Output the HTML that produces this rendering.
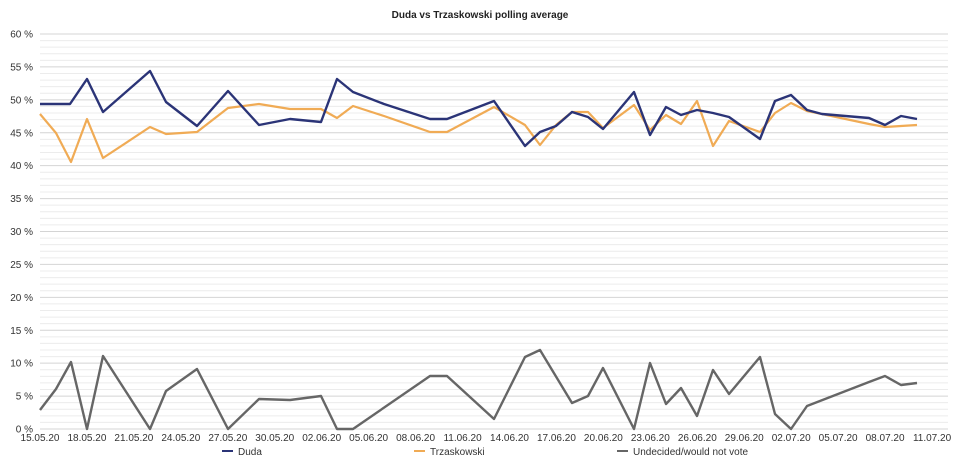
<!DOCTYPE html>
<html><head><meta charset="utf-8"><style>
body{margin:0;background:#fff;}
svg{display:block;font-family:"Liberation Sans",sans-serif;}
</style></head><body>
<svg width="960" height="460" viewBox="0 0 960 460" xmlns="http://www.w3.org/2000/svg">
<text x="480" y="18" text-anchor="middle" font-size="10" font-weight="bold" fill="#222">Duda vs Trzaskowski polling average</text>
<g id="grid"></g>
<g font-size="10" fill="#333" text-anchor="end" id="yl"></g>
<g font-size="10" fill="#333" text-anchor="middle" id="xl"></g>
<polyline fill="none" stroke="#f0ab55" stroke-width="2.2" stroke-linejoin="round" points="40,114 56,133 71,162 87,119 103,158 150,127 166,134 197,132 228,108 259,104 290,109 321,109 337,118 353,106 384,116 430,132 447,132 494,107 525,125 540,145 556,125 572,112 588,112 603,128 634,105 650,130 666,115 681,124 697,101 713,146 729,121 760,132 775,113 791,103 807,111 822,114 869,124 885,127 901,126 917,125"/>
<polyline fill="none" stroke="#2b3477" stroke-width="2.4" stroke-linejoin="round" points="40,104 70,104 87,79 103,112 150,71 166,102 197,126 228,91 259,125 290,119 321,122 337,79 353,92 384,104 430,119 447,119 494,101 525,146 540,132 556,126 572,112 588,117 603,129 634,92 650,135 666,107 681,115 697,110 713,113 729,117 760,139 775,101 791,95 807,110 822,114 869,118 885,125 901,116 917,119"/>
<polyline fill="none" stroke="#666" stroke-width="2.4" stroke-linejoin="round" points="40,410 56,389 71,362 87,429 103,356 150,429 166,391 197,369 228,429 259,399 290,400 321,396 337,429 353,429 430,376 447,376 494,419 525,357 540,350 572,403 588,396 603,368 634,429 650,363 666,404 681,388 697,416 713,370 729,394 760,357 775,414 791,429 807,406 869,382 885,376 901,385 917,383"/>
<g font-size="10" fill="#333">
<line x1="222" y1="451" x2="233" y2="451" stroke="#2b3477" stroke-width="2"/><text x="238" y="455">Duda</text>
<line x1="414" y1="451" x2="425" y2="451" stroke="#f0ab55" stroke-width="2"/><text x="430" y="455">Trzaskowski</text>
<line x1="617" y1="451" x2="628" y2="451" stroke="#666" stroke-width="2"/><text x="633" y="455">Undecided/would not vote</text>
</g>
</svg>
<script>
var ns="http://www.w3.org/2000/svg";
var g=document.getElementById("grid"),yl=document.getElementById("yl"),xl=document.getElementById("xl");
for(var p=0;p<=60;p++){var y=429-p*6.583;var l=document.createElementNS(ns,"line");
l.setAttribute("x1",40);l.setAttribute("x2",948);l.setAttribute("y1",y);l.setAttribute("y2",y);
l.setAttribute("stroke",p%5==0?"#d4d4d4":"#ececec");l.setAttribute("stroke-width","1");g.appendChild(l);
if(p%5==0){var t=document.createElementNS(ns,"text");t.setAttribute("x",33);t.setAttribute("y",y+3.5);t.textContent=p+" %";yl.appendChild(t);}}
var labs=["15.05.20","18.05.20","21.05.20","24.05.20","27.05.20","30.05.20","02.06.20","05.06.20","08.06.20","11.06.20","14.06.20","17.06.20","20.06.20","23.06.20","26.06.20","29.06.20","02.07.20","05.07.20","08.07.20","11.07.20"];
labs.forEach(function(s,i){var t=document.createElementNS(ns,"text");t.setAttribute("x",40+i*46.95);t.setAttribute("y",441);t.textContent=s;xl.appendChild(t);});
</script>
</body></html>
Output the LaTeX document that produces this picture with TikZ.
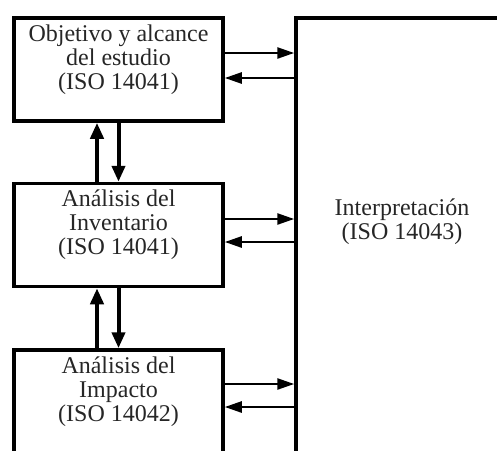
\documentclass[tikz,border=0pt]{standalone}
\usepackage{fontspec}
\setmainfont{Liberation Serif}
\usetikzlibrary{arrows.meta}
\begin{document}
\begin{tikzpicture}[x=1pt,y=-1pt,
    caja/.style={draw,line width=3.5pt,minimum width=209pt,minimum height=103pt,inner sep=0pt},
    texto/.style={align=center,text=black!85,font=\fontsize{24}{24}\selectfont},
    flecha/.style={line width=2.5pt,-{Triangle[length=17pt,width=11pt]}},
    flechav/.style={line width=4pt,-{Triangle[length=16pt,width=13pt]}}]
        \clip (0,0) rectangle (497,450);
        % cajas
        \node[caja] (obj) at (118.5,69.5) {};
        \node[caja] (inv) at (118.5,235) {};
        \node[caja,minimum height=120pt] (imp) at (118.5,410) {};
        \node[caja,minimum width=240pt,minimum height=480pt] (interp) at (416,258) {};
        \node[texto] (objtxt) at ([yshift=-43pt]obj.north) {Objetivo y alcance\\del estudio\\(ISO 14041)};
        \node[texto] (invtxt) at ([yshift=-43pt]inv.north) {Análisis del\\Inventario\\(ISO 14041)};
        \node[texto] (imptxt) at ([yshift=-43pt]imp.north) {Análisis del\\Impacto\\(ISO 14042)};
        \node[texto] (interptxt) at (402,222) {Interpretación\\(ISO 14043)};
        % flechas horizontales
        \draw[flecha] (obj.east |- 0,53) -- (interp.west |- 0,53);
        \draw[flecha] (interp.west |- 0,78) -- (obj.east |- 0,78);
        \draw[flecha] (inv.east |- 0,219) -- (interp.west |- 0,219);
        \draw[flecha] (interp.west |- 0,242) -- (inv.east |- 0,242);
        \draw[flecha] (imp.east |- 0,384) -- (interp.west |- 0,384);
        \draw[flecha] (interp.west |- 0,407) -- (imp.east |- 0,407);
        % flechas verticales
        \draw[flechav] ([xshift=-21.5pt]inv.north) -- ([xshift=-21.5pt]obj.south);
        \draw[flechav] (obj.south) -- (inv.north);
        \draw[flechav] ([xshift=-21.5pt]imp.north) -- ([xshift=-21.5pt]inv.south);
        \draw[flechav] (inv.south) -- (imp.north);
\end{tikzpicture}
\end{document}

### WHAT TO WORK ON
Images should not appear in the copy; retype the listing above exactly.

### EXERCISE RESULT
Output the HTML that produces this rendering.
<!DOCTYPE html>
<html><head><meta charset="utf-8"><style>
body{margin:0;background:#fff;}
svg{display:block;font-family:"Liberation Sans",sans-serif;}
</style></head><body>
<svg width="960" height="460" viewBox="0 0 960 460" xmlns="http://www.w3.org/2000/svg">
<text x="480" y="18" text-anchor="middle" font-size="10" font-weight="bold" fill="#222">Duda vs Trzaskowski polling average</text>
<g id="grid"></g>
<g font-size="10" fill="#333" text-anchor="end" id="yl"></g>
<g font-size="10" fill="#333" text-anchor="middle" id="xl"></g>
<polyline fill="none" stroke="#f0ab55" stroke-width="2.2" stroke-linejoin="round" points="40,114 56,133 71,162 87,119 103,158 150,127 166,134 197,132 228,108 259,104 290,109 321,109 337,118 353,106 384,116 430,132 447,132 494,107 525,125 540,145 556,125 572,112 588,112 603,128 634,105 650,130 666,115 681,124 697,101 713,146 729,121 760,132 775,113 791,103 807,111 822,114 869,124 885,127 901,126 917,125"/>
<polyline fill="none" stroke="#2b3477" stroke-width="2.4" stroke-linejoin="round" points="40,104 70,104 87,79 103,112 150,71 166,102 197,126 228,91 259,125 290,119 321,122 337,79 353,92 384,104 430,119 447,119 494,101 525,146 540,132 556,126 572,112 588,117 603,129 634,92 650,135 666,107 681,115 697,110 713,113 729,117 760,139 775,101 791,95 807,110 822,114 869,118 885,125 901,116 917,119"/>
<polyline fill="none" stroke="#666" stroke-width="2.4" stroke-linejoin="round" points="40,410 56,389 71,362 87,429 103,356 150,429 166,391 197,369 228,429 259,399 290,400 321,396 337,429 353,429 430,376 447,376 494,419 525,357 540,350 572,403 588,396 603,368 634,429 650,363 666,404 681,388 697,416 713,370 729,394 760,357 775,414 791,429 807,406 869,382 885,376 901,385 917,383"/>
<g font-size="10" fill="#333">
<line x1="222" y1="451" x2="233" y2="451" stroke="#2b3477" stroke-width="2"/><text x="238" y="455">Duda</text>
<line x1="414" y1="451" x2="425" y2="451" stroke="#f0ab55" stroke-width="2"/><text x="430" y="455">Trzaskowski</text>
<line x1="617" y1="451" x2="628" y2="451" stroke="#666" stroke-width="2"/><text x="633" y="455">Undecided/would not vote</text>
</g>
</svg>
<script>
var ns="http://www.w3.org/2000/svg";
var g=document.getElementById("grid"),yl=document.getElementById("yl"),xl=document.getElementById("xl");
for(var p=0;p<=60;p++){var y=429-p*6.583;var l=document.createElementNS(ns,"line");
l.setAttribute("x1",40);l.setAttribute("x2",948);l.setAttribute("y1",y);l.setAttribute("y2",y);
l.setAttribute("stroke",p%5==0?"#d4d4d4":"#ececec");l.setAttribute("stroke-width","1");g.appendChild(l);
if(p%5==0){var t=document.createElementNS(ns,"text");t.setAttribute("x",33);t.setAttribute("y",y+3.5);t.textContent=p+" %";yl.appendChild(t);}}
var labs=["15.05.20","18.05.20","21.05.20","24.05.20","27.05.20","30.05.20","02.06.20","05.06.20","08.06.20","11.06.20","14.06.20","17.06.20","20.06.20","23.06.20","26.06.20","29.06.20","02.07.20","05.07.20","08.07.20","11.07.20"];
labs.forEach(function(s,i){var t=document.createElementNS(ns,"text");t.setAttribute("x",40+i*46.95);t.setAttribute("y",441);t.textContent=s;xl.appendChild(t);});
</script>
</body></html>
Output the LaTeX document that produces this picture with TikZ.
\documentclass[tikz,border=0pt]{standalone}
\usepackage{fontspec}
\setmainfont{Liberation Serif}
\usetikzlibrary{arrows.meta}
\begin{document}
\begin{tikzpicture}[x=1pt,y=-1pt,
    caja/.style={draw,line width=3.5pt,minimum width=209pt,minimum height=103pt,inner sep=0pt},
    texto/.style={align=center,text=black!85,font=\fontsize{24}{24}\selectfont},
    flecha/.style={line width=2.5pt,-{Triangle[length=17pt,width=11pt]}},
    flechav/.style={line width=4pt,-{Triangle[length=16pt,width=13pt]}}]
        \clip (0,0) rectangle (497,450);
        % cajas
        \node[caja] (obj) at (118.5,69.5) {};
        \node[caja] (inv) at (118.5,235) {};
        \node[caja,minimum height=120pt] (imp) at (118.5,410) {};
        \node[caja,minimum width=240pt,minimum height=480pt] (interp) at (416,258) {};
        \node[texto] (objtxt) at ([yshift=-43pt]obj.north) {Objetivo y alcance\\del estudio\\(ISO 14041)};
        \node[texto] (invtxt) at ([yshift=-43pt]inv.north) {Análisis del\\Inventario\\(ISO 14041)};
        \node[texto] (imptxt) at ([yshift=-43pt]imp.north) {Análisis del\\Impacto\\(ISO 14042)};
        \node[texto] (interptxt) at (402,222) {Interpretación\\(ISO 14043)};
        % flechas horizontales
        \draw[flecha] (obj.east |- 0,53) -- (interp.west |- 0,53);
        \draw[flecha] (interp.west |- 0,78) -- (obj.east |- 0,78);
        \draw[flecha] (inv.east |- 0,219) -- (interp.west |- 0,219);
        \draw[flecha] (interp.west |- 0,242) -- (inv.east |- 0,242);
        \draw[flecha] (imp.east |- 0,384) -- (interp.west |- 0,384);
        \draw[flecha] (interp.west |- 0,407) -- (imp.east |- 0,407);
        % flechas verticales
        \draw[flechav] ([xshift=-21.5pt]inv.north) -- ([xshift=-21.5pt]obj.south);
        \draw[flechav] (obj.south) -- (inv.north);
        \draw[flechav] ([xshift=-21.5pt]imp.north) -- ([xshift=-21.5pt]inv.south);
        \draw[flechav] (inv.south) -- (imp.north);
\end{tikzpicture}
\end{document}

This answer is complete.